The text speaks of “mysteries”. Jesus’ message is not some collection of secrets, but mystery – truths whose depth is never exhausted and that require constant reflection against the background of changing experience and deepening wisdom.
Jesus quoted from a passage of Isaiah where the disillusioned prophet was reflecting on the unwillingness of his audience to listen to the invitations and warnings of God. It needs to be read not as though the purpose of the parable was to prevent perception and understanding, but simply as a sad comment on people’s general lack of response to the beauty and attraction of Jesus’ message.
In fact, Jesus used parables because:
  • rich truth is often best expressed by imagery
  • he needed to provoke people’s own questions, since answers to unasked questions can stifle rather than stimulate people’s search for truth


Irrepressible Power of Love (2) - Interpreted

Luke 8:11-15  -  Jesus Explains the Parable of the Sower

11 “This is the parable.
The seed is the word of God.
12 The seed beside the track are people who hear,
but the devil comes along and takes the word out of their hearts,
lest they believe and be saved.
13 Those on stony ground are those
who hear and receive the word with joy.
But they have no root system.
They believe for a while but in time of trial they fall away. 
14 The seed that falls in among the thistles
are those people who come under the influence
of the cares and wealth and pleasures of life
and are submerged under them and do not mature. 
15 The seed in good soil
are those who when they hear the word
with an honest sincere heart,
hold on to it
and bear fruit with determined perseverance.
Thoughtful scholars agree that the allegorical interpretation of the parable did not originate from Jesus but from the early Christian communities, particularly those abroad in the Empire where possibility of structural social change was largely beyond comprehension.
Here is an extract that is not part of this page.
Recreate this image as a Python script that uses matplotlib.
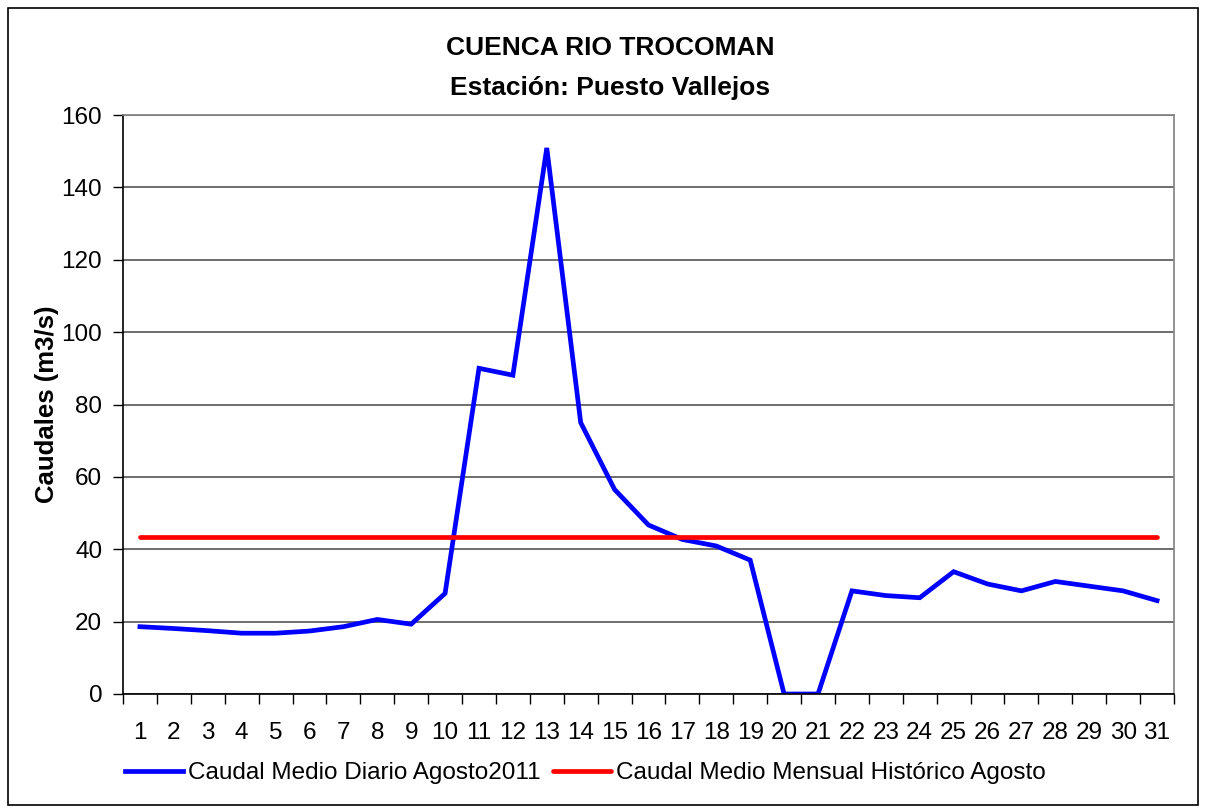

Those communities sought rather the more personal applications of the imagery. Their focus leaned more towards the pursuit of individual salvation and the needs of the Christian community, and the dangers facing it from within. Among these the allegorical explanation listed:
  • superficiality and immaturity
  • lack of courage
  • attachment to wealth, surface pleasures and unreal needs.
A possible echo of another of the Kingdom parables mentioned by Mark but omitted by Luke may lie behind his encouragement of determined perseverance.